◆ **PROBLEM TO WORK ON**: Transcribe every line exactly and omit anything that is a picture.

◆ **GIVEN INFORMATION**:
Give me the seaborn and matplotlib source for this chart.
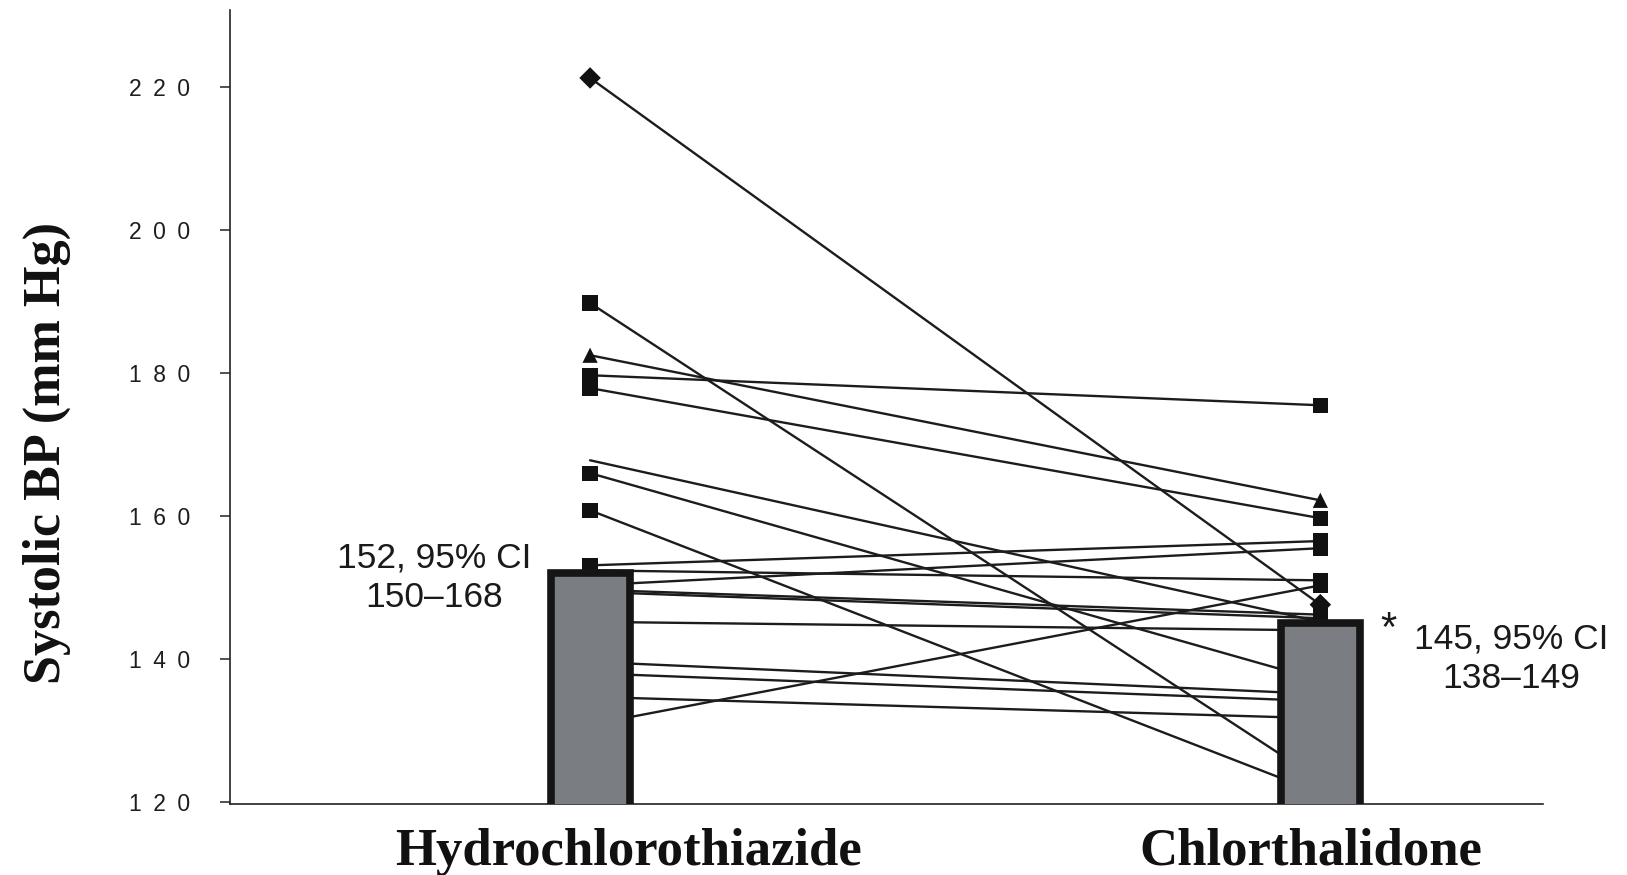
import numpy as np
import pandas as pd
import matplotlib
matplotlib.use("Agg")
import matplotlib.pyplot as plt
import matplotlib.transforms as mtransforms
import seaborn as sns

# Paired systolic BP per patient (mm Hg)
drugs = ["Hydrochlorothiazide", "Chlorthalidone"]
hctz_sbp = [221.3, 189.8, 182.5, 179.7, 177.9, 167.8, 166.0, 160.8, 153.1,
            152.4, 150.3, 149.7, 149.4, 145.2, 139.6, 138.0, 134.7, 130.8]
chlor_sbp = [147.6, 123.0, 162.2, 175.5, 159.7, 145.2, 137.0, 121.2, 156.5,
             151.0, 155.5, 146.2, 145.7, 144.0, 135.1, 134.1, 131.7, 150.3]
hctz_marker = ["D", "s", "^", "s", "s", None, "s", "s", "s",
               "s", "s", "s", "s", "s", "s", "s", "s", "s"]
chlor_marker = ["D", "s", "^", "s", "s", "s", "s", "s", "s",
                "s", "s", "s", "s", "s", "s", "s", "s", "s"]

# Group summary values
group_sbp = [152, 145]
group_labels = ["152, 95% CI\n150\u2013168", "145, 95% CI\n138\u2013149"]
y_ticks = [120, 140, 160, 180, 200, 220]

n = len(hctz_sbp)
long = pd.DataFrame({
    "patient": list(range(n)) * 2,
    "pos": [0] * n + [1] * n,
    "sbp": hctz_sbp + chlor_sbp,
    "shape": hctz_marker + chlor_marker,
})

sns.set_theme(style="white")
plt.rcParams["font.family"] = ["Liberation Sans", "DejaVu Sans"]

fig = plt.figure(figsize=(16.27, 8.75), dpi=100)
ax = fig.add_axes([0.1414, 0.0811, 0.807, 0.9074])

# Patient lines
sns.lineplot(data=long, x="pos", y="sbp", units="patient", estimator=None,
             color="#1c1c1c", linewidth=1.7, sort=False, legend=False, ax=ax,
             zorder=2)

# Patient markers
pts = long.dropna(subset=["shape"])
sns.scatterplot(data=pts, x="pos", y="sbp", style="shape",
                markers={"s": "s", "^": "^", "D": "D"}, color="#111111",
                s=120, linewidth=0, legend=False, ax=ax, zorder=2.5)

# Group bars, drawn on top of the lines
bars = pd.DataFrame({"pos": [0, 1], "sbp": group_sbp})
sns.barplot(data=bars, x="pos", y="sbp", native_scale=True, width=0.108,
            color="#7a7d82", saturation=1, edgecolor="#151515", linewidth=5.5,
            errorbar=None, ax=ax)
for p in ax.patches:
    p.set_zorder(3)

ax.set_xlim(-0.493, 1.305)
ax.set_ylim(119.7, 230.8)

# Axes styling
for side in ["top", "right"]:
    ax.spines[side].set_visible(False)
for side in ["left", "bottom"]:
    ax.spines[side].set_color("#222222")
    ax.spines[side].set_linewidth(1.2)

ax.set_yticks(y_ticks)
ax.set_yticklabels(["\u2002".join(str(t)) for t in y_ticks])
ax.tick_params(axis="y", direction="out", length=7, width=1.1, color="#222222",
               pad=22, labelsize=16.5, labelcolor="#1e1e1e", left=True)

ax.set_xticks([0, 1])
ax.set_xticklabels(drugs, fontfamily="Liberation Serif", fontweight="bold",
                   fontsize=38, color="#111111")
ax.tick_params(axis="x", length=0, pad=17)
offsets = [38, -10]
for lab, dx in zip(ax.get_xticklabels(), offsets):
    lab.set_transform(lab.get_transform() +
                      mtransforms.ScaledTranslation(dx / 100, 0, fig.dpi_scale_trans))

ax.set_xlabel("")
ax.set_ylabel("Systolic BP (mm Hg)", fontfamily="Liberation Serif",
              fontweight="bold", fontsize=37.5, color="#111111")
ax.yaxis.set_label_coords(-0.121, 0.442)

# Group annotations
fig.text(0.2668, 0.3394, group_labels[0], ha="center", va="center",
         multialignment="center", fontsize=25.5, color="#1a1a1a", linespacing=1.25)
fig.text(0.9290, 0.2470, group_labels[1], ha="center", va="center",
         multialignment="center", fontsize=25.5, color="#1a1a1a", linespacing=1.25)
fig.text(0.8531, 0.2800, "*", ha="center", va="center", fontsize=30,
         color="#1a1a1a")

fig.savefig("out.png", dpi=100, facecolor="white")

◆ **ANSWER TO THIS EXERCISE**:
Give me the seaborn and matplotlib source for this chart.
import numpy as np
import pandas as pd
import matplotlib
matplotlib.use("Agg")
import matplotlib.pyplot as plt
import matplotlib.transforms as mtransforms
import seaborn as sns

# Paired systolic BP per patient (mm Hg)
drugs = ["Hydrochlorothiazide", "Chlorthalidone"]
hctz_sbp = [221.3, 189.8, 182.5, 179.7, 177.9, 167.8, 166.0, 160.8, 153.1,
            152.4, 150.3, 149.7, 149.4, 145.2, 139.6, 138.0, 134.7, 130.8]
chlor_sbp = [147.6, 123.0, 162.2, 175.5, 159.7, 145.2, 137.0, 121.2, 156.5,
             151.0, 155.5, 146.2, 145.7, 144.0, 135.1, 134.1, 131.7, 150.3]
hctz_marker = ["D", "s", "^", "s", "s", None, "s", "s", "s",
               "s", "s", "s", "s", "s", "s", "s", "s", "s"]
chlor_marker = ["D", "s", "^", "s", "s", "s", "s", "s", "s",
                "s", "s", "s", "s", "s", "s", "s", "s", "s"]

# Group summary values
group_sbp = [152, 145]
group_labels = ["152, 95% CI\n150\u2013168", "145, 95% CI\n138\u2013149"]
y_ticks = [120, 140, 160, 180, 200, 220]

n = len(hctz_sbp)
long = pd.DataFrame({
    "patient": list(range(n)) * 2,
    "pos": [0] * n + [1] * n,
    "sbp": hctz_sbp + chlor_sbp,
    "shape": hctz_marker + chlor_marker,
})

sns.set_theme(style="white")
plt.rcParams["font.family"] = ["Liberation Sans", "DejaVu Sans"]

fig = plt.figure(figsize=(16.27, 8.75), dpi=100)
ax = fig.add_axes([0.1414, 0.0811, 0.807, 0.9074])

# Patient lines
sns.lineplot(data=long, x="pos", y="sbp", units="patient", estimator=None,
             color="#1c1c1c", linewidth=1.7, sort=False, legend=False, ax=ax,
             zorder=2)

# Patient markers
pts = long.dropna(subset=["shape"])
sns.scatterplot(data=pts, x="pos", y="sbp", style="shape",
                markers={"s": "s", "^": "^", "D": "D"}, color="#111111",
                s=120, linewidth=0, legend=False, ax=ax, zorder=2.5)

# Group bars, drawn on top of the lines
bars = pd.DataFrame({"pos": [0, 1], "sbp": group_sbp})
sns.barplot(data=bars, x="pos", y="sbp", native_scale=True, width=0.108,
            color="#7a7d82", saturation=1, edgecolor="#151515", linewidth=5.5,
            errorbar=None, ax=ax)
for p in ax.patches:
    p.set_zorder(3)

ax.set_xlim(-0.493, 1.305)
ax.set_ylim(119.7, 230.8)

# Axes styling
for side in ["top", "right"]:
    ax.spines[side].set_visible(False)
for side in ["left", "bottom"]:
    ax.spines[side].set_color("#222222")
    ax.spines[side].set_linewidth(1.2)

ax.set_yticks(y_ticks)
ax.set_yticklabels(["\u2002".join(str(t)) for t in y_ticks])
ax.tick_params(axis="y", direction="out", length=7, width=1.1, color="#222222",
               pad=22, labelsize=16.5, labelcolor="#1e1e1e", left=True)

ax.set_xticks([0, 1])
ax.set_xticklabels(drugs, fontfamily="Liberation Serif", fontweight="bold",
                   fontsize=38, color="#111111")
ax.tick_params(axis="x", length=0, pad=17)
offsets = [38, -10]
for lab, dx in zip(ax.get_xticklabels(), offsets):
    lab.set_transform(lab.get_transform() +
                      mtransforms.ScaledTranslation(dx / 100, 0, fig.dpi_scale_trans))

ax.set_xlabel("")
ax.set_ylabel("Systolic BP (mm Hg)", fontfamily="Liberation Serif",
              fontweight="bold", fontsize=37.5, color="#111111")
ax.yaxis.set_label_coords(-0.121, 0.442)

# Group annotations
fig.text(0.2668, 0.3394, group_labels[0], ha="center", va="center",
         multialignment="center", fontsize=25.5, color="#1a1a1a", linespacing=1.25)
fig.text(0.9290, 0.2470, group_labels[1], ha="center", va="center",
         multialignment="center", fontsize=25.5, color="#1a1a1a", linespacing=1.25)
fig.text(0.8531, 0.2800, "*", ha="center", va="center", fontsize=30,
         color="#1a1a1a")

fig.savefig("out.png", dpi=100, facecolor="white")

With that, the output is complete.